Colombia security is severely under threat at the hands of illegal paramilitary groups, according to a report published last week by conflict monitoring NGO Indepaz.

The report revealed that in the first quarter of 2016, there were 14 paramilitary groups in operation in 146 of 1,100 municipalities in 22 of 32 provinces in Colombia.

The Indepaz report confirms an Inspector General report released last week, which also claimed that paramilitary groups are alive and well, in spite the government denying their existence.



These groups are said to be involved in a variety of activities that are destabilizing the security situation in the South American country.

These illegal activities include drug-trafficking, smuggling, illegal mining, extortion, targeted assassinations and corruption involving public representatives.

“It is worrying that despite being so close to a peace process with the FARC, the presence of these paramilitary structures have invaded Colombian territory with effective threats perpetrated against human rights defenders, land claimants and communities in general,” said the coordinator of the Research Unit of Indepaz, Leonardo Gonzalez.

The scale of paramilitary activity revealed in this report is completely contrary to the view of the administration of President Juan Manuel Santos, who has insisted paramilitary groups have ceased to exist with the demobilization of paramilitary umbrella organization AUC between 2003 and 2006.

The country’s largest neo-paramilitary group, “Los Urabeños,” or the “Gaitanista Self-Defense Forces of Colombia” (AGC) whom are led by dissident members of the AUC featured heavily in the Indepaz report.

In the first few months of the year they dramatically stepped up their offensives, challenging the authority of the state with a recent armed strike that brought parts of Northern Colombia to a virtual standstill.



The report highlights that the group referred to by the government as “Clan Usaga” occupy the same territory as the defunct AUC and operate in a similar fashion to the organization that was supposedly demobilized during the presidency of Alvaro Uribe (2002-2010).

“Today the paramilitaries remain functional to the interests of private capital, usurp democracy with their agents in public institutions supported by so-called “parapoliticians” and sometimes the Armed Forces and Police,” says Gonzalez.

The Indepaz report outlined that these neo-paramilitary groups have managed to establish similar alliances with public officials to what was seen in the “parapolitics” scandal during which up to 10,000 public officials were implicated for colluding with paramilitaries

This alliance is reported to be deeply rooted so that these paramilitary groups can have their economic and political interests protected with the support of state officials, the same pattern as before.

For example the report specifies that there is practically no difference between the demobilized Central Bolivar Bloc (BCB) of the AUC and the Urabeños.

“It is evident that the only difference is that the BCB had many more members, but the essence is the same, since there is no clear distinction between [AUC commanders] ‘Don Berna’ or ‘Macaco’ with Dairo Antonio Usuga, alias ‘Otoniel’.” reads the report.

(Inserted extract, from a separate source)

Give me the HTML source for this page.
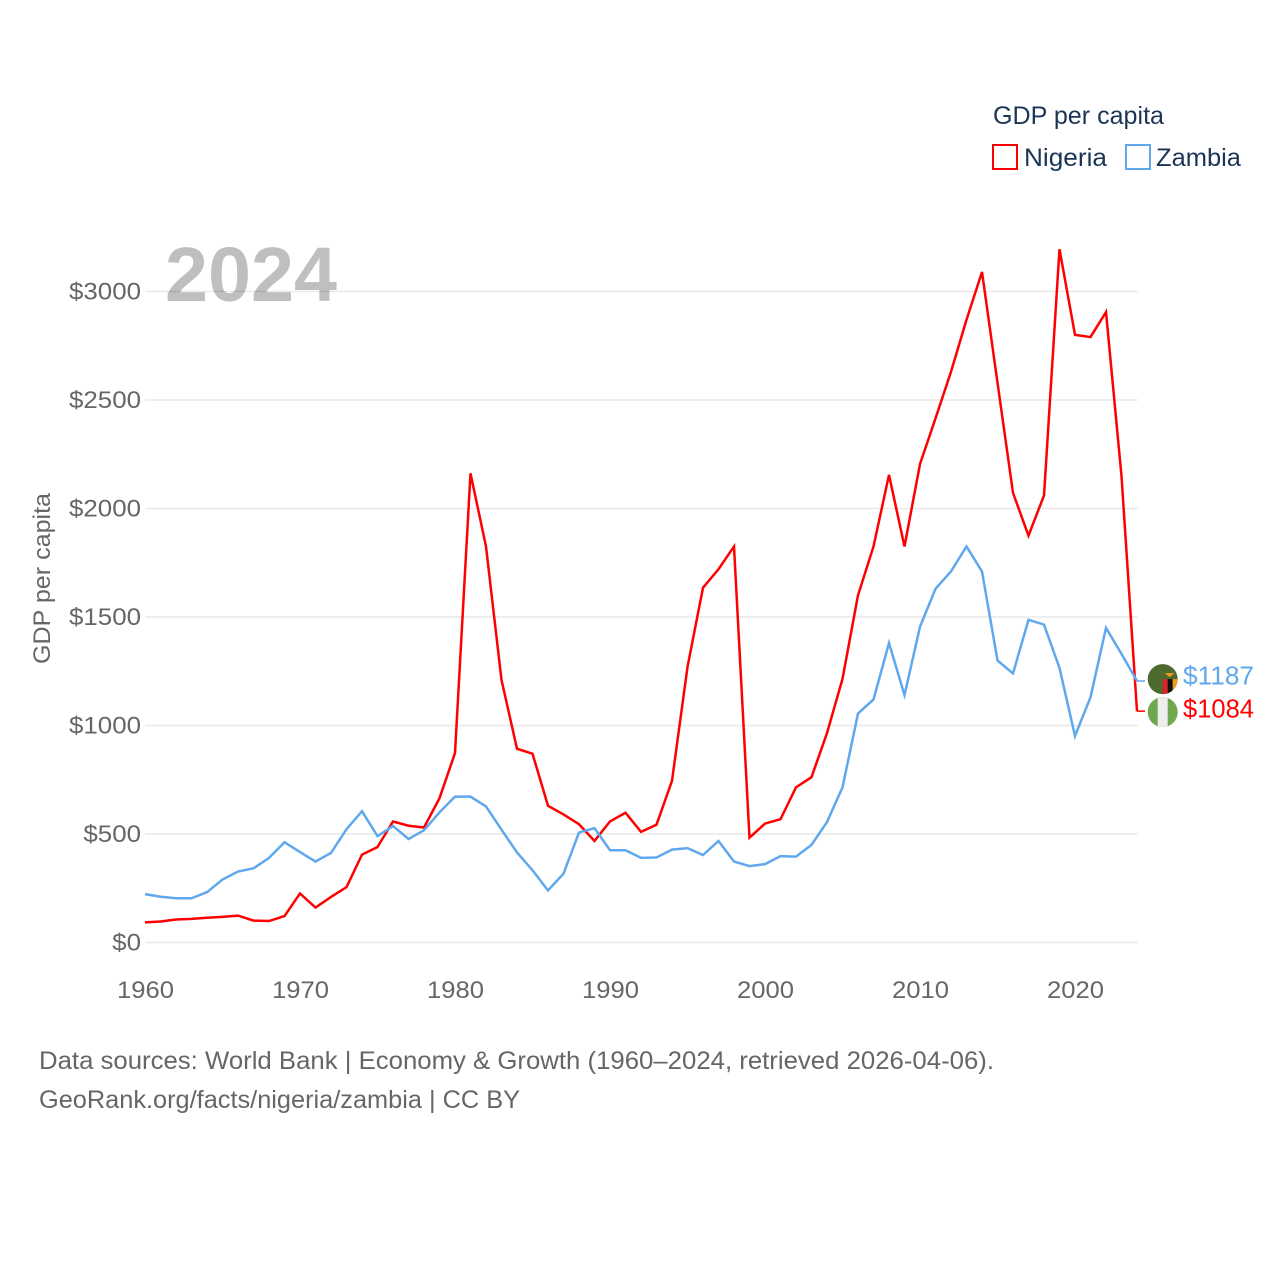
<!DOCTYPE html>
<html lang="en">
<head>
<meta charset="utf-8">
<title>GDP per capita: Nigeria and Zambia</title>
<style>
html,body{margin:0;padding:0;background:#fff;}
svg{display:block;font-family:"Liberation Sans",sans-serif;}
</style>
</head>
<body>
<svg id="chart" width="1280" height="1280" viewBox="0 0 1280 1280" xmlns="http://www.w3.org/2000/svg">
  <defs>
    <clipPath id="flag-clip-zambia"><circle cx="0" cy="0" r="15"/></clipPath>
    <clipPath id="flag-clip-nigeria"><circle cx="0" cy="0" r="15"/></clipPath>
  </defs>
  <text x="165" y="301" font-size="77" font-weight="700" fill="#bfbfbf" textLength="172" lengthAdjust="spacingAndGlyphs">2024</text>
  <g id="grid"></g>
  <g id="y-ticks"></g>
  <g id="x-ticks"></g>
  <text transform="translate(50,578.5) rotate(-90)" text-anchor="middle" font-size="24" fill="#666666" textLength="171" lengthAdjust="spacingAndGlyphs">GDP per capita</text>
  <g id="series"></g>
  <g id="end-labels"></g>

  <g>
    <text x="993" y="124" font-size="25" fill="#1b3556" textLength="171" lengthAdjust="spacingAndGlyphs">GDP per capita</text>
    <rect x="993" y="145" width="24" height="24" fill="none" stroke="#ff0000" stroke-width="2"/>
    <text x="1024" y="166" font-size="25" fill="#1b3556" textLength="83" lengthAdjust="spacingAndGlyphs">Nigeria</text>
    <rect x="1126" y="145" width="24" height="24" fill="none" stroke="#60a8ee" stroke-width="2"/>
    <text x="1156" y="166" font-size="25" fill="#1b3556" textLength="85" lengthAdjust="spacingAndGlyphs">Zambia</text>
  </g>

  <text x="39" y="1069" font-size="25" fill="#666666" textLength="955" lengthAdjust="spacingAndGlyphs">Data sources: World Bank | Economy &amp; Growth (1960–2024, retrieved 2026-04-06).</text>
  <text x="39" y="1108" font-size="25" fill="#666666" textLength="481" lengthAdjust="spacingAndGlyphs">GeoRank.org/facts/nigeria/zambia | CC BY</text>
</svg>
<script>
const years = [1960,1961,1962,1963,1964,1965,1966,1967,1968,1969,1970,1971,1972,1973,1974,1975,1976,1977,1978,1979,1980,1981,1982,1983,1984,1985,1986,1987,1988,1989,1990,1991,1992,1993,1994,1995,1996,1997,1998,1999,2000,2001,2002,2003,2004,2005,2006,2007,2008,2009,2010,2011,2012,2013,2014,2015,2016,2017,2018,2019,2020,2021,2022,2023,2024];
const nigeriaValues = [93,97,106,109,114,118,124,101,99,122,226,161,210,255,405,440,558,538,530,665,873,2162,1825,1210,893,870,630,590,545,468,558,598,510,543,745,1270,1635,1720,1825,483,548,568,715,762,965,1215,1600,1825,2155,1825,2205,2415,2630,2870,3090,2580,2072,1875,2060,3195,2800,2790,2905,2150,1066];
const zambiaValues = [223,211,204,204,232,290,327,342,390,462,417,373,413,522,605,490,537,477,517,600,672,672,627,520,415,333,240,317,507,527,425,425,390,392,428,435,403,468,373,352,361,398,396,450,555,715,1055,1120,1380,1140,1455,1630,1710,1825,1710,1300,1240,1487,1465,1265,952,1130,1450,1330,1205];
const yTickValues = [0,500,1000,1500,2000,2500,3000];
const xTickValues = [1960,1970,1980,1990,2000,2010,2020];
const nigeriaEndLabel = "$1084";
const zambiaEndLabel = "$1187";

const NS = "http://www.w3.org/2000/svg";
const xScale = function (year) { return 145 + (year - 1960) * 15.5; };
const yScale = function (value) { return 942.5 - value * 0.217; };

function make(parent, tag, attrs, text) {
  const el = document.createElementNS(NS, tag);
  for (const key in attrs) { el.setAttribute(key, attrs[key]); }
  if (text !== undefined) { el.textContent = text; }
  parent.appendChild(el);
  return el;
}

const gridGroup = document.getElementById("grid");
const yTickGroup = document.getElementById("y-ticks");
yTickValues.forEach(function (value) {
  const y = yScale(value);
  const line = make(gridGroup, "line", { x1: 145, x2: 1137.5, y1: y, y2: y, stroke: "rgba(0,0,0,0.09)", "stroke-width": 1.5 });
  
  
  const label = "$" + value;
  const text = make(yTickGroup, "text", { x: 141, y: y + 8, "text-anchor": "end", "font-size": 24, fill: "#666666", textLength: label.length * 14.4, lengthAdjust: "spacingAndGlyphs" }, label);
  
  
});

const xTickGroup = document.getElementById("x-ticks");
xTickValues.forEach(function (year) {
  const text = make(xTickGroup, "text", { x: xScale(year) + 0.5, y: 998, "text-anchor": "middle", "font-size": 24, fill: "#666666", textLength: 57, lengthAdjust: "spacingAndGlyphs" }, String(year));
  
  
});

function linePoints(values) {
  return values.map(function (value, i) {
    return xScale(years[i]).toFixed(2) + "," + yScale(value).toFixed(2);
  }).join(" ");
}

const seriesGroup = document.getElementById("series");
const nigeriaLine = make(seriesGroup, "polyline", { points: linePoints(nigeriaValues), fill: "none", stroke: "#ff0000", "stroke-width": 2.5, "stroke-linejoin": "miter" });


const zambiaLine = make(seriesGroup, "polyline", { points: linePoints(zambiaValues), fill: "none", stroke: "#60a8ee", "stroke-width": 2.5, "stroke-linejoin": "miter" });



/* End labels sit at their line's end and are pushed apart to a minimum gap. */
const endX = xScale(years[years.length - 1]);
const zambiaEndY = yScale(zambiaValues[zambiaValues.length - 1]);
const nigeriaEndY = yScale(nigeriaValues[nigeriaValues.length - 1]);
const minGap = 33;
const midY = (zambiaEndY + nigeriaEndY) / 2;
const gap = Math.max(minGap, Math.abs(nigeriaEndY - zambiaEndY));
const zambiaIsUpper = zambiaEndY <= nigeriaEndY;
const zambiaLabelY = midY + (zambiaIsUpper ? -gap / 2 : gap / 2) - 0.5;
const nigeriaLabelY = midY + (zambiaIsUpper ? gap / 2 : -gap / 2) - 0.5;

const endGroup = document.getElementById("end-labels");

const zambiaStub = make(endGroup, "line", { x1: endX, x2: endX + 8, y1: zambiaEndY, y2: zambiaEndY, stroke: "#60a8ee", "stroke-width": 1.5 });


const nigeriaStub = make(endGroup, "line", { x1: endX, x2: endX + 8, y1: nigeriaEndY, y2: nigeriaEndY, stroke: "#ff0000", "stroke-width": 1.5 });



const zambiaFlag = make(endGroup, "g", { transform: "translate(1162.7," + zambiaLabelY + ")", "clip-path": "url(#flag-clip-zambia)" });


make(zambiaFlag, "rect", { x: -16, y: -16, width: 32, height: 32, fill: "#4e6a2c" });
make(zambiaFlag, "rect", { x: 0, y: 0, width: 5, height: 16, fill: "#d8232a" });
make(zambiaFlag, "rect", { x: 5, y: 0, width: 5, height: 16, fill: "#111111" });
make(zambiaFlag, "rect", { x: 10, y: 0, width: 6, height: 16, fill: "#f39a21" });
make(zambiaFlag, "polygon", { points: "2,-6 12,-6 7,-2", fill: "#f39a21" });

const nigeriaFlag = make(endGroup, "g", { transform: "translate(1162.7," + nigeriaLabelY + ")", "clip-path": "url(#flag-clip-nigeria)" });


make(nigeriaFlag, "rect", { x: -16, y: -16, width: 32, height: 32, fill: "#70a84f" });
make(nigeriaFlag, "rect", { x: -5, y: -16, width: 10, height: 32, fill: "#eeeeee" });

const zambiaText = make(endGroup, "text", { x: 1183, y: zambiaLabelY + 5.5, "font-size": 26, fill: "#60a8ee", textLength: 71, lengthAdjust: "spacingAndGlyphs" }, zambiaEndLabel);


const nigeriaText = make(endGroup, "text", { x: 1183, y: nigeriaLabelY + 5.5, "font-size": 26, fill: "#ff0000", textLength: 71, lengthAdjust: "spacingAndGlyphs" }, nigeriaEndLabel);


</script>
</body>
</html>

“Both the one and the other’s primary objective is drug trafficking, both were born from the mafia and to master their territories, they formed armies, allied themselves with business and landowners, benefited from local businesses (either by extortion or collaboration), profited from the state and its contracts with municipalities, governor offices, universities and the health sector, among others, ” states the report of the Analysis Unit.



As the Colombian government engages in the final stages of talks with the country’s largest left-wing rebel group the FARC, the existence of these groups is the governments inability to deal with them is has the potential to sabotage the deal.

According to both the Colombian and US governments, paramilitary groups ceased to exist in 2006 when the last unit of paramilitary organization AUC formally mobilized.

Defense Minister Luis Carlos Villegas recently said, “it is irresponsible to qualify these groups as paramilitary.”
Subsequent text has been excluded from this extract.